Menurut Athiyah al-Abrasyi, umat Islam telah memanfaatkan masjid untuk tempat ibadah dan sebagai lembaga pendidikan dan pengetahuan Islam dan pendidikan keagamaan, dimana dipelajari kaidah-kaidah Islam, hokum-hukum agama, sebagai tempat pengadilan, sebagai tempat pertemuan bagi pemimpin-pemimpin militer, dan bahkan sebagai istana tempat menerima duta asing. Pendek kata masjid dijadikan sebagai pusat kerohanian dan sosial duta asing. (Athiyah al-Abrasyi, 1984:58)

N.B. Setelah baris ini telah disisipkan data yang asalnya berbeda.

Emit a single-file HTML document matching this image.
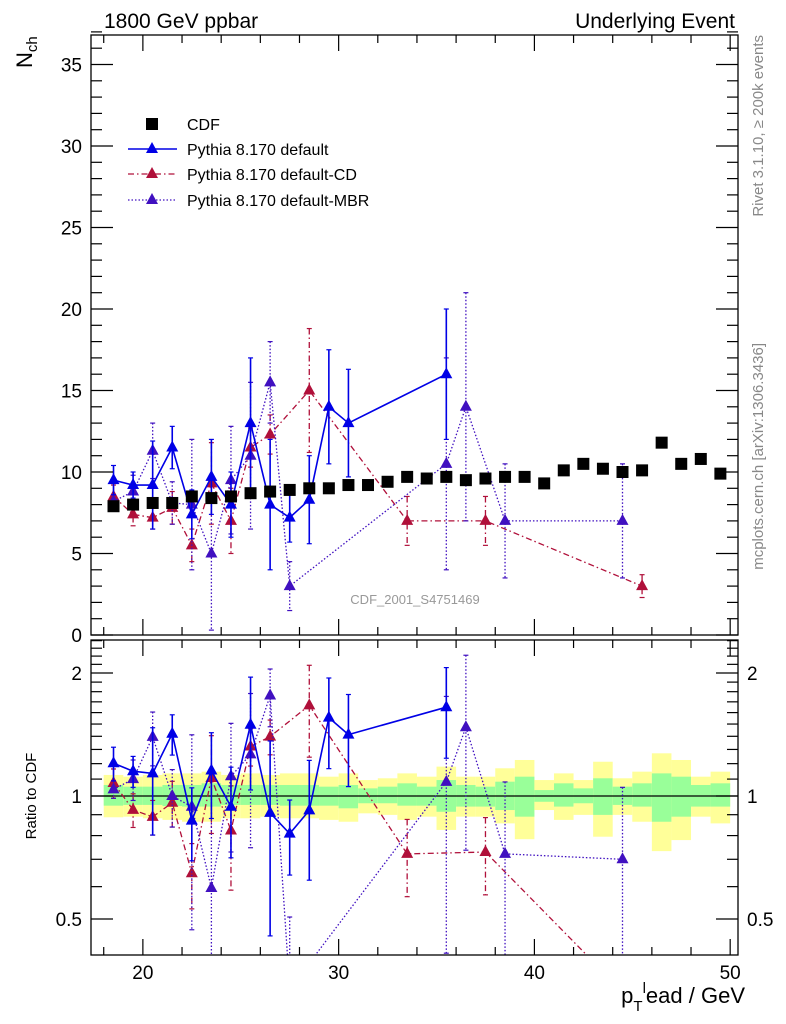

Namun, kondisi masjid-masjid saat ini sudah sangat berbeda. Fungsi masjid mulai menyempit, orang banyak menggunakan masjid hanya untuk ibadah-ibadah ritual semata. Fungsi masjid dapat lebih efektif jika di dalamnya disediakan fasilitas-fasilitas yang diperlukan seperti:
a. Perpustakaan, yang menyediakan berbaga buku bacaan dengan berbagai displin ilmu.
b. Ruang diskusi, yang digunakan untuk berdiskusi sebelum atau sesudah shalat berjama’ah.
c. Ruang kuliah, yang bisa juga digunakan untuk pelatihan-pelatihan remaja masjid. (Muhaimin & Abdul Mujib, 1993:296).
Dilihat dari pertumbuhannya, masjid di Indonesia sangat menggembirakan, dari tahun ke tahun jumlah masjid kian bertambah. Tetapi diakui bahwa fungsionalismenya masih belum optimal. Oleh karena itu memfungsikan secara maksimal harus terus dilakukan. Salah satu jalan antara lain adalah dengan menumbuhkan kesadaran umat akan pentingnya peranan masjid untuk mencerdaskan dan mensejahterakan jamaahnya.